With that I close this Veterans' Day tirade.


Tuesday, November 06, 2007

LTE: November 6, 2007

The Des Moines Register editorial, Confirm Mukasey as U.S. attorney general, November 6, 2007, illustrates why the many voters are losing confidence in the Democratic Party, and why the United States is losing respect in the world.

Judge Michael Mukasey may be a fine jurist and personal acquaintance of New York Senator Charles Shumer, and have the credentials required to bring a smidgen of dignity back to the office of U.S. attorney general. Yet his unwillingness to denounce "waterboarding" as torture should out weigh all other considerations when the Senate votes to confirm or deny his appointment.

In 2004, in an effort to form a coherent Justice Department policy on torture, then acting assistant attorney general Daniel Levin subject himself to waterboarding.
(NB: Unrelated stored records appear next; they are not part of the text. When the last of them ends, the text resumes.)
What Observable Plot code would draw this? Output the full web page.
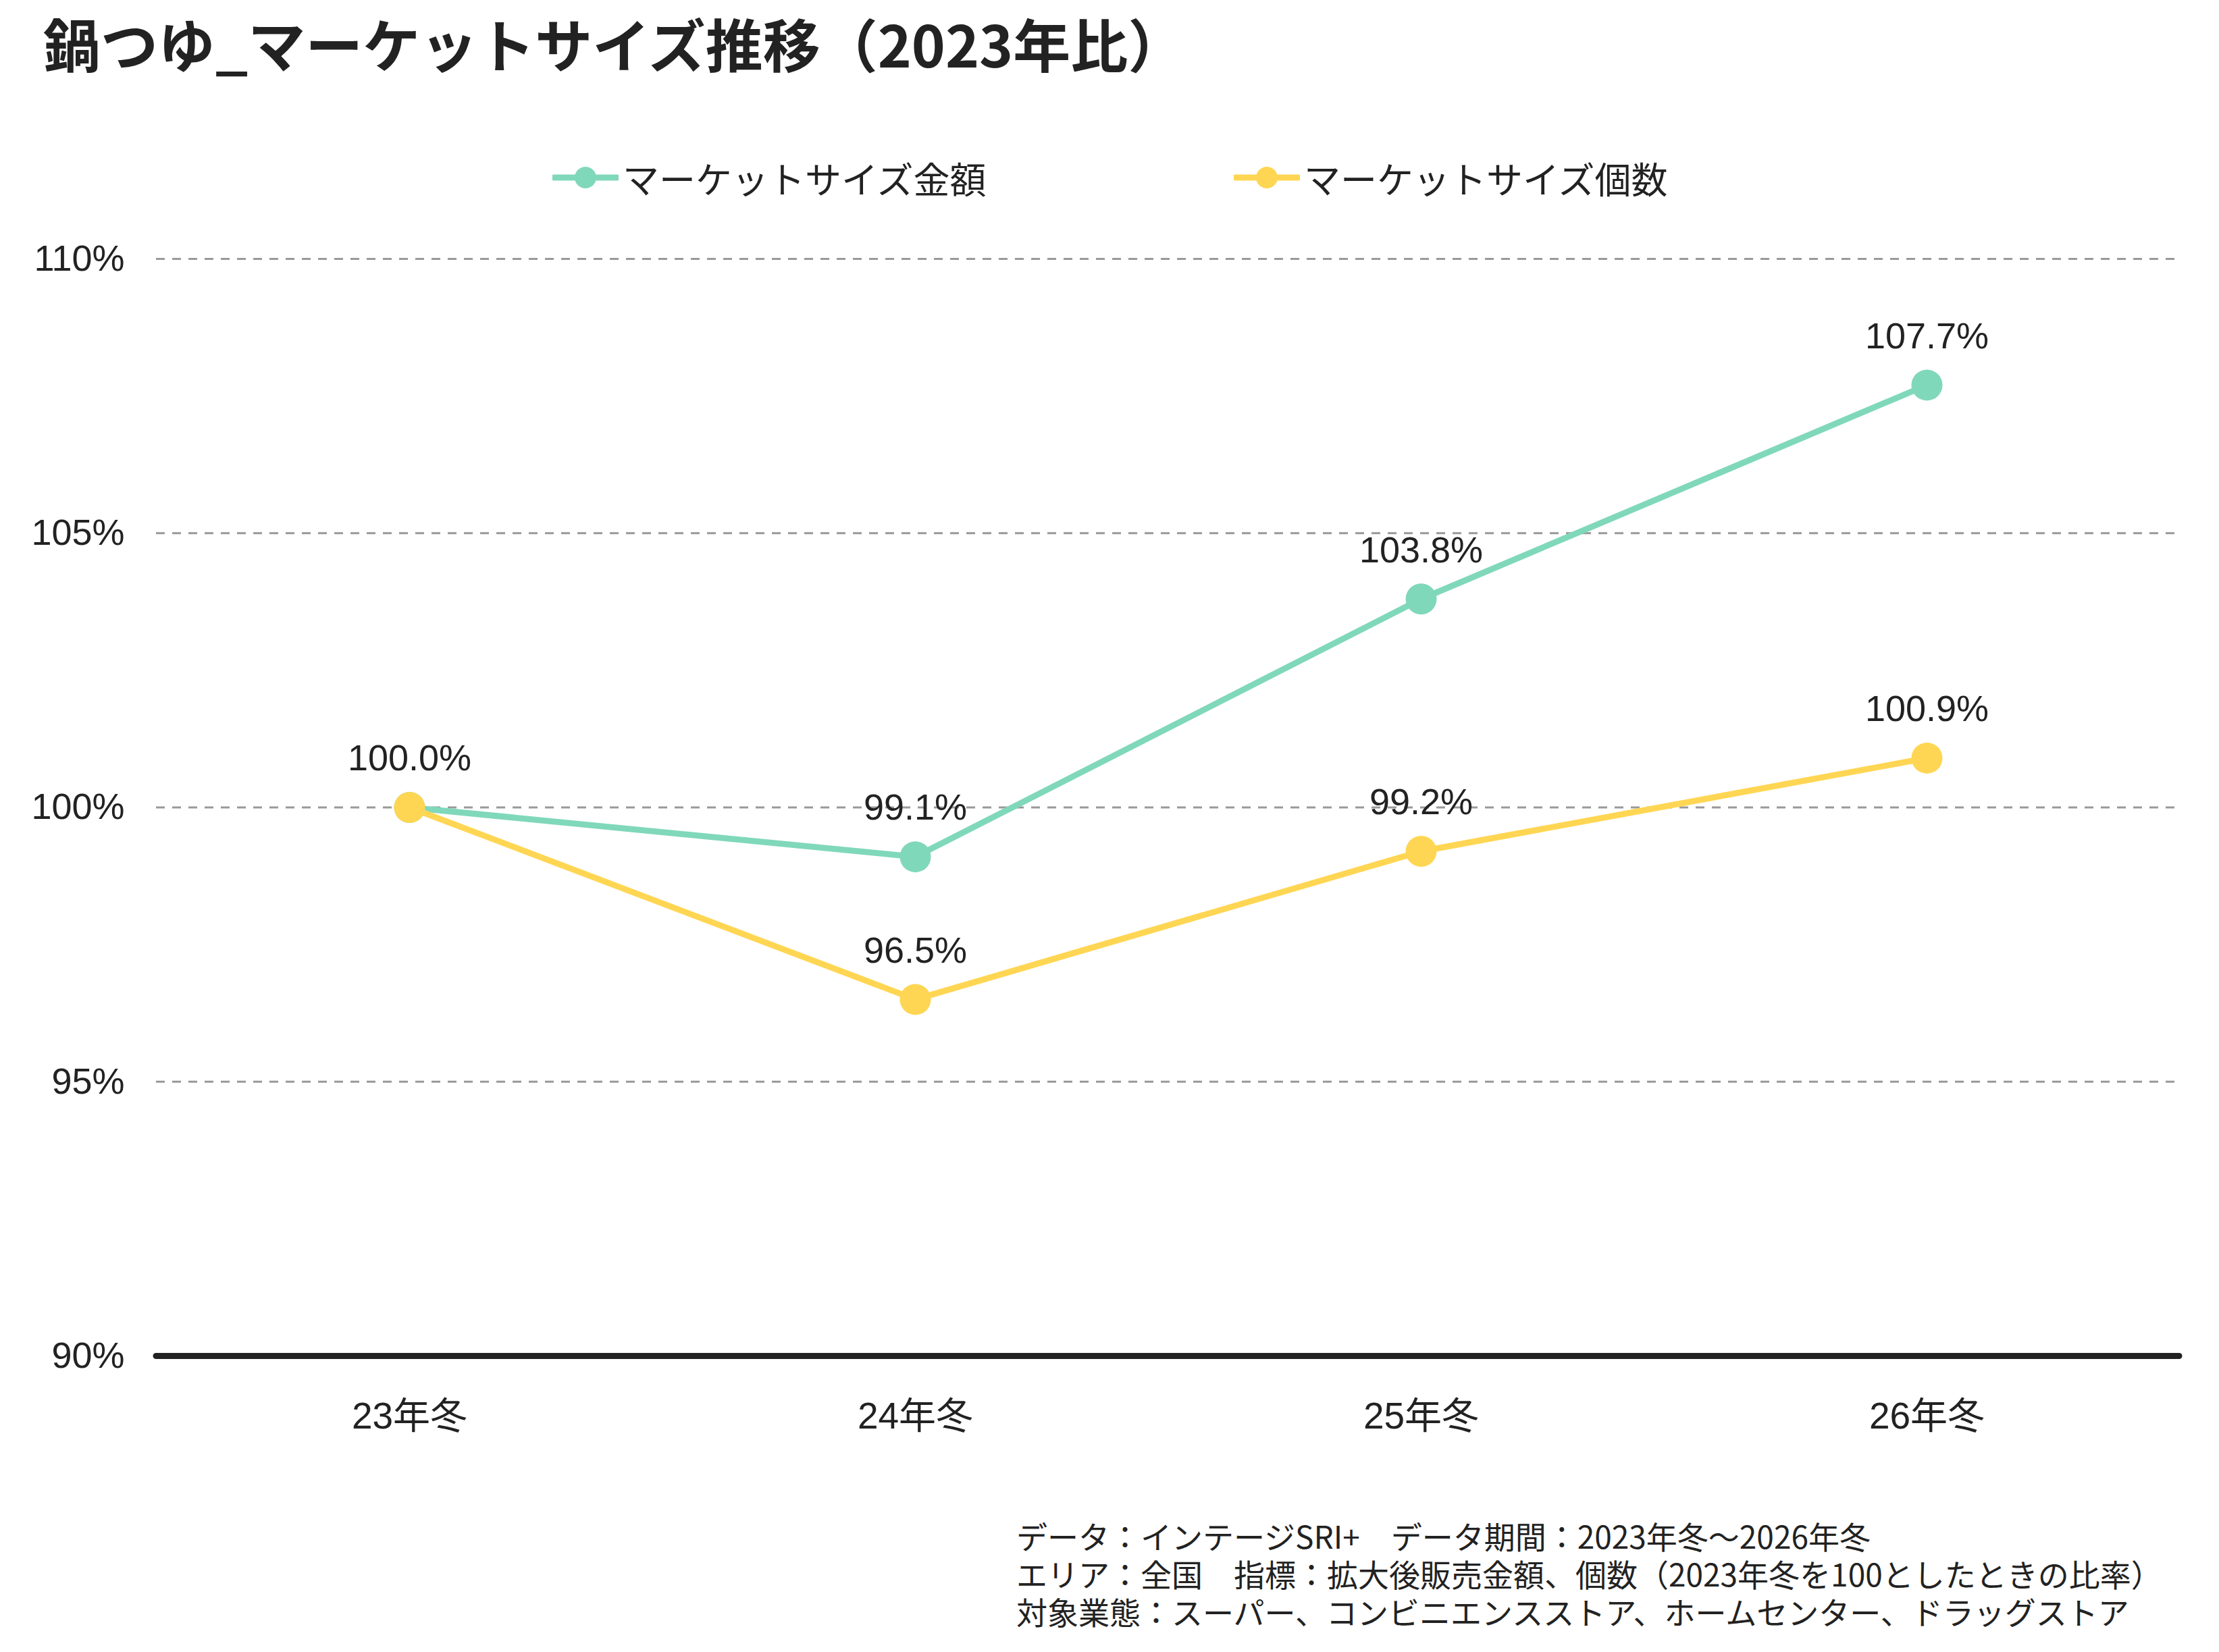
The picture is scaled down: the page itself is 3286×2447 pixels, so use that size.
<!DOCTYPE html>
<html>
<head>
<meta charset="utf-8">
<script src="https://cdn.jsdelivr.net/npm/d3@7"></script>
<script src="https://cdn.jsdelivr.net/npm/@observablehq/plot@0.6"></script>
<style>
  html, body { margin: 0; padding: 0; background: #ffffff; }
  #page { position: relative; width: 3286px; height: 2447px; background: #fff; overflow: hidden;
          font-family: "Liberation Sans", "Noto Sans CJK JP", sans-serif; color: #222; }
  #title { position: absolute; left: 64px; top: 18px; font-size: 85px; font-weight: 700; line-height: 90px;
           font-family: "Noto Sans CJK JP", sans-serif; white-space: nowrap; }
  .leg { position: absolute; top: 233px; height: 60px; display: flex; align-items: center; font-size: 54px;
         font-family: "Liberation Sans", "Noto Sans CJK JP", sans-serif; white-space: nowrap; }
  .leg svg { margin-right: 6px; }
  #chart { position: absolute; left: 0; top: 310px; }
  #note { position: absolute; left: 1505px; top: 2246px; font-size: 46px; line-height: 56px;
          font-family: "Noto Sans CJK JP", sans-serif; white-space: nowrap; }
  #note div { height: 56px; overflow: visible; }
</style>
</head>
<body>
<div id="page">
  <div id="title"></div>
  <div id="legend"></div>
  <div id="chart"></div>
  <div id="note"></div>
</div>
<script>
// ---- data ----
const titleText = "鍋つゆ_マーケットサイズ推移（2023年比）";
const periods = ["23年冬", "24年冬", "25年冬", "26年冬"];
const seriesNames = ["マーケットサイズ金額", "マーケットサイズ個数"];
const kingakuValues = [100.0, 99.1, 103.8, 107.7];
const kosuValues = [100.0, 96.5, 99.2, 100.9];
const yTicks = [90, 95, 100, 105, 110];
const gridTicks = [95, 100, 105, 110];
const seriesColors = ["#80D8BA", "#FFD653"];
const noteLines = [
  "データ：インテージSRI+　データ期間：2023年冬～2026年冬",
  "エリア：全国　指標：拡大後販売金額、個数（2023年冬を100としたときの比率）",
  "対象業態：スーパー、コンビニエンスストア、ホームセンター、ドラッグストア"
];

// ---- build rows ----
const rowsK = periods.map((p, i) => ({period: p, value: kingakuValues[i], series: seriesNames[0]}));
const rowsC = periods.map((p, i) => ({period: p, value: kosuValues[i], series: seriesNames[1]}));
// avoid printing the same label twice where both series coincide
const labelsK = rowsK.filter((d, i) => d.value !== kosuValues[i]);

document.getElementById("title").textContent = titleText;

// legend
const legendPos = [818, 1827];
const legend = document.getElementById("legend");
seriesNames.forEach((name, i) => {
  const div = document.createElement("div");
  div.className = "leg";
  div.style.left = legendPos[i] + "px";
  div.innerHTML = `<svg width="98" height="40"><line x1="2" x2="96" y1="20" y2="20" stroke="${seriesColors[i]}" stroke-width="9" stroke-linecap="round"/><circle cx="49" cy="20" r="16" fill="${seriesColors[i]}"/></svg><span>${name}</span>`;
  legend.appendChild(div);
});

// notes
document.getElementById("note").innerHTML = noteLines.map(t => `<div>${t}</div>`).join("");

const fmt = d => d.value.toFixed(1) + "%";

const chart = Plot.plot({
  width: 3286,
  height: 1858,
  marginTop: 73,
  marginBottom: 160,
  marginLeft: 231,
  marginRight: 59,
  style: {fontFamily: '"Liberation Sans", "Noto Sans CJK JP", sans-serif', fontSize: "54px", color: "#222", background: "transparent"},
  x: {type: "point", domain: periods, padding: 0.5},
  y: {domain: [90, 110]},
  marks: [
    Plot.ruleY(gridTicks, {stroke: "#999", strokeWidth: 3, strokeDasharray: "13,11"}),
    Plot.ruleY([yTicks[0]], {stroke: "#222", strokeWidth: 9, strokeLinecap: "round"}),
    Plot.axisY({ticks: yTicks, tickFormat: d => d + "%", tickSize: 0, tickPadding: 47, label: null, fontSize: 54, fill: "#222"}),
    Plot.axisX({tickSize: 0, tickPadding: 68, label: null, fontSize: 55, fill: "#222"}),
    Plot.line(rowsK, {x: "period", y: "value", stroke: seriesColors[0], strokeWidth: 9}),
    Plot.dot(rowsK, {x: "period", y: "value", r: 23, fill: seriesColors[0]}),
    Plot.line(rowsC, {x: "period", y: "value", stroke: seriesColors[1], strokeWidth: 9}),
    Plot.dot(rowsC, {x: "period", y: "value", r: 23, fill: seriesColors[1]}),
    Plot.text(labelsK, {x: "period", y: "value", text: fmt, dy: -72, fontSize: 54, fill: "#222"}),
    Plot.text(rowsC, {x: "period", y: "value", text: fmt, dy: -72, fontSize: 54, fill: "#222"})
  ]
});
document.getElementById("chart").appendChild(chart);
</script>
</body>
</html>
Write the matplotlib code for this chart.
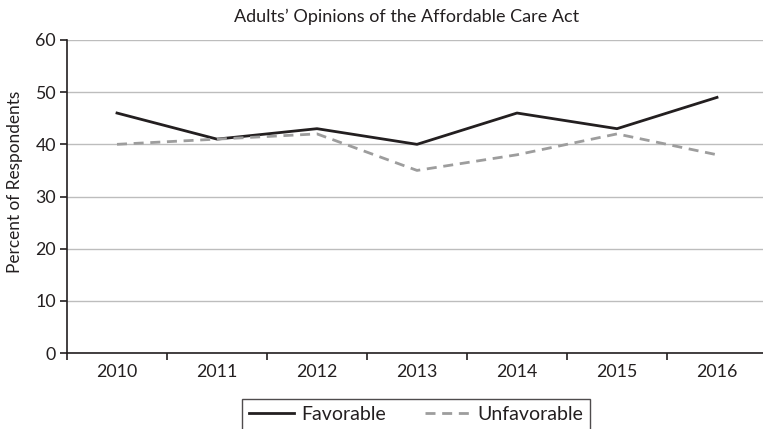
import matplotlib
matplotlib.use("Agg")
import matplotlib.pyplot as plt

years = ["2010", "2011", "2012", "2013", "2014", "2015", "2016"]
favorable = [46, 41, 43, 40, 46, 43, 49]
unfavorable = [40, 41, 42, 35, 38, 42, 38]
y_ticks = [0, 10, 20, 30, 40, 50, 60]

plt.rcParams["font.family"] = ["Lato", "DejaVu Sans"]

fig = plt.figure(figsize=(7.63, 4.29), dpi=100)
ax = fig.add_axes([67 / 763, 1 - 353 / 429, 700 / 763, 313 / 429])

x = list(range(len(years)))
ax.plot(x, favorable, color="#231f20", lw=2.0, label="Favorable", zorder=3)
ax.plot(x, unfavorable, color="#9d9d9d", lw=2.0, ls=(0, (3.6, 2.4)),
        label="Unfavorable", zorder=3)

ax.set_xlim(-0.5, len(years) - 0.5)
ax.set_ylim(0, 60)
ax.set_yticks(y_ticks)
ax.yaxis.grid(True, color="#bdbdbd", lw=1.0)
ax.set_axisbelow(True)

ax.set_xticks([i - 0.5 for i in range(len(years) + 1)])
ax.set_xticklabels([])
ax.set_xticks(x, minor=True)
ax.set_xticklabels(years, minor=True)
ax.tick_params(axis="x", which="minor", length=0, pad=8, labelsize=12.8,
               colors="#231f20")
ax.tick_params(axis="x", which="major", length=5, width=1.2, color="#231f20",
               direction="out")
ax.tick_params(axis="y", length=5, width=1.2, color="#231f20", pad=3,
               labelsize=12.8, labelcolor="#231f20")

for s in ("top", "right"):
    ax.spines[s].set_visible(False)
for s in ("left", "bottom"):
    ax.spines[s].set_color("#231f20")
    ax.spines[s].set_linewidth(1.2)

fig.text(15 / 763, 1 - 182 / 429, "Percent of Respondents", rotation=90,
         ha="center", va="center", fontsize=12.4, color="#231f20")
fig.text(407 / 763, 1 - 17 / 429, "Adults\u2019 Opinions of the Affordable Care Act",
         ha="center", va="center", fontsize=13, color="#231f20")

leg = fig.legend(loc="upper left", bbox_to_anchor=(242 / 763, 1 - 399 / 429),
                 ncol=2, frameon=True, fancybox=False, fontsize=14,
                 handlelength=2.3, handletextpad=0.4, columnspacing=2.0,
                 borderpad=0.35, borderaxespad=0, edgecolor="#231f20")
leg.get_frame().set_linewidth(1.0)
for t in leg.get_texts():
    t.set_color("#231f20")

fig.savefig("out.png", dpi=100)
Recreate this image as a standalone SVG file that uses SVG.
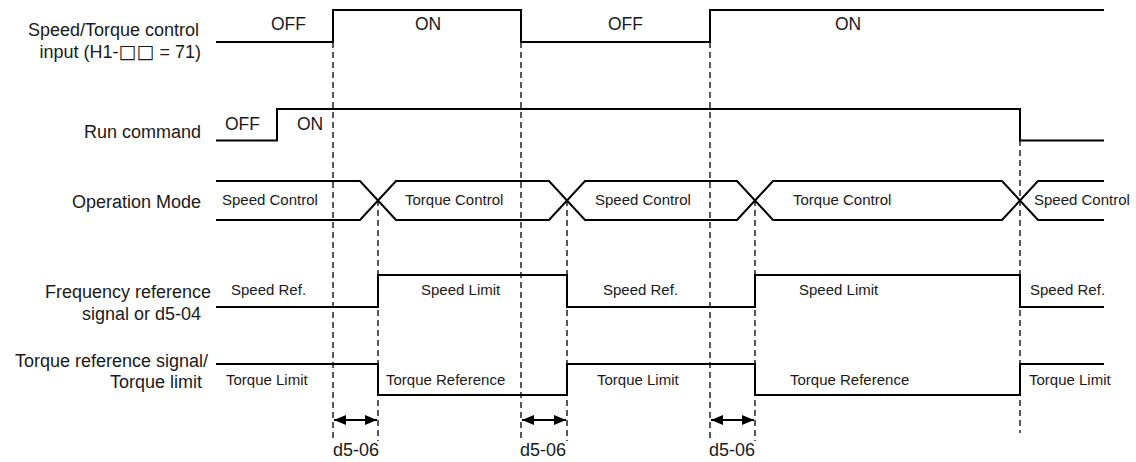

Following that experience Levin issued a memo declaring "Torture is abhorrent both to American law and values and to international norms." For his efforts Levin was shown the door by, then, in-coming attorney general Alberto Gonzales.

It is alleged President Franklin Roosevelt said of a Central American dictator, "He may be a son of a b____, but he's our son of a b____ ." If this is the kind of reasoning certain leading centrist Democrats, most prominently Shumer and California's Senator Diane Feinstein, have for confirming Mukasey, it is not good enough.

Nor is any pledge of judicial independence made by Mukasey good enough. If we have learned anything
from the history of this administration it is pledges are not worth the paper on which they are written; nor will a Democratically controlled Congress do its Constitutional duty and check the power of the presidency.